When St Richard went on pilgrimage with his two sons to the Holy Land, he entrusted St Walburga, just 11 years old, to the abbess of Wimborne. She was educated by the nuns of Wimborne Abbey in Dorset and remained there for 26 years. She then joined her brothers and mother in Germany in order to evangelise the pagans there.
Walburga became a nun in the double monastery of Heidenheim am Hahnenkamm, which was founded by her brother, Willibald, who she succeeded following his death in 751, when she became the abbess. Walburga died on February 25 in 777 or 779 and was laid to rest at Heidenheim.
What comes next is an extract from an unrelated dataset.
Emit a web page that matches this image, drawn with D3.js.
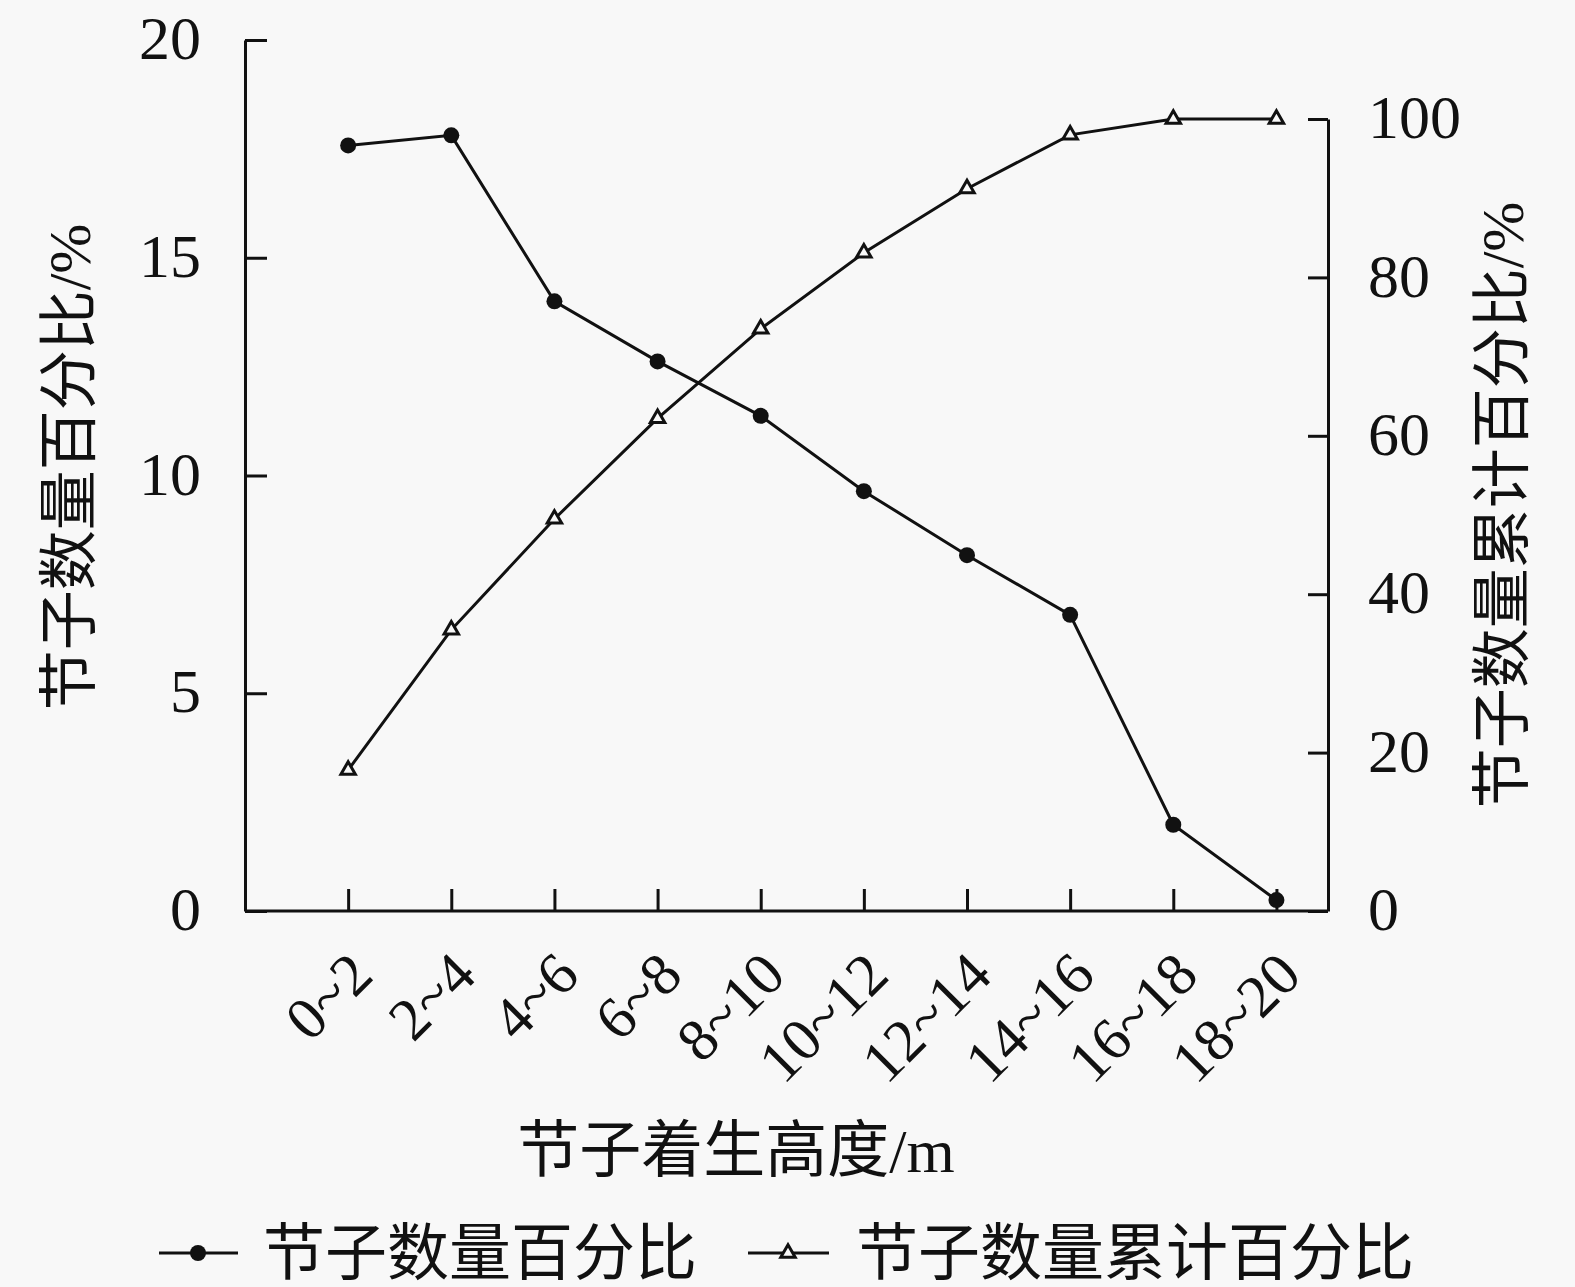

In the 1870s her remains were transferred to Eichstätt.
Walburga is the patroness of Eichstätt, Oudenarde, Furnes, Antwerp, Weilburg, and Zutphen, and is the patron saint against hydrophobia (the condition that rabies victims suffer from) storms, and also sailors.
St Walburga’s Abbey is situated in Eichsmett, Bavaria and there is another Benedictine Abbey of St Walburga in Virginia Dale, Colorado.
She also gave her name to the historic St Walburge’s church in Preston, which at 309ft remains the tallest parish church in England, and shorter than only two cathedrals.
She also inspired Walburga Black, one of the witches in the Harry Potter series of children’s books.